The Russian imperial capital of St Petersburg had, by the end of the 19th century, become one of the greatest musical centres the world had ever seen. A roll call of outstanding composers, each the mentor of the next had developed from Glinka in the 1830s, passing the baton to Balakirev, Borodin, Mussorgsky, Tchaikovsky through to Rimsky-Korsakov, the teacher of Stravinsky.
At the beginning of this relay race, the music they composed slavishly followed the rules and fashions dictated in Germany and Austria. By the time it reaches Rimsky-Korsakov, it has acquired an unmistakably Russian character. Any lingering associations with the German-Austrian mainstream were blown completely out of the water by Stravinsky.

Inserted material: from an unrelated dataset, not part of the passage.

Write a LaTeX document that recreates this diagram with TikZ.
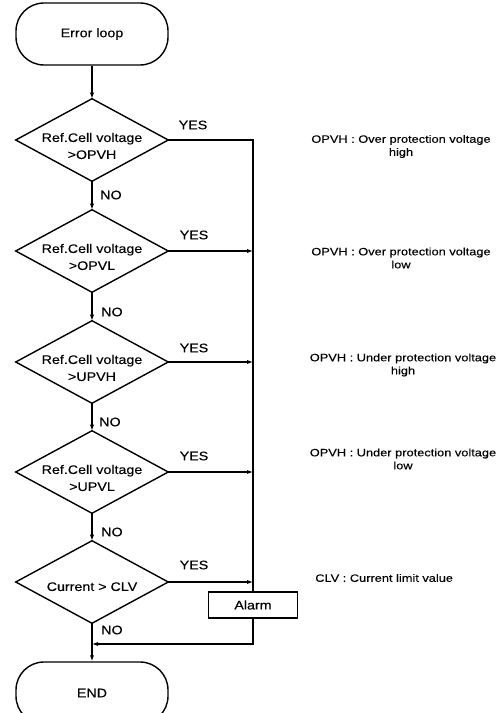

The emergence of a Russian national style was partly a cultural fashion, mirrored everywhere across Europe in the final decades of the 19th century, and partly political determination. The years leading up to the October Revolution of 1905 saw a re-awakened public interest in Russian ethnic art and architecture, a trend in line with the nationalist leanings of Tsars Alexander II and Nicholas II. Out of this firment emerged Sergei Diaghilev, art, dance and music lover who turned his entrepreneurial attention to what was going on in Russia itself years before he thought of launching a cultural invasion of Paris.
An exhibition of portrait paintings he mounted in St Petersburg in 1905 was intended to show the educated classes of the imperial capital the great wealth of the country' s artistic talents beyond the city' s parochial horizon; a collection that he' d spent a year researching throughout Russia. In 1906 he took another exhibition of Russian paintings to Paris, the success of which encouraged him to present a season of Russian concerts there in the following year and to mount composer Mussorgsky' s opera, Boris Godunov, the year after that.
Mussorgsky' s Boris Godunov was but one of a series of operas that cashed in on the Russian aristocracy' s growing obsession with Slavic folk lore. Rimsky-Korsakov mined the same richly colourful seam with such pageants as Kaschei the Immortal, The Tsar' s Bride, The Tale of Tsar Saltan, The Golden Cockerel and The Legend of the Invisible City of Kitezh.
These latter pieces, alongside his concert spectacular Scheherazade and his completion of Borodin' s unfinished epic, Prince Igor, were to prove a fertile starting point for his then unknown protégé, Stravinsky.
Diaghilev then created, with Stravinsky and others, a new breed of Russian ballet with a heavily Slavic tint for the delight, titillation and alarm of Paris' s hyper-sophisticated cultural elite.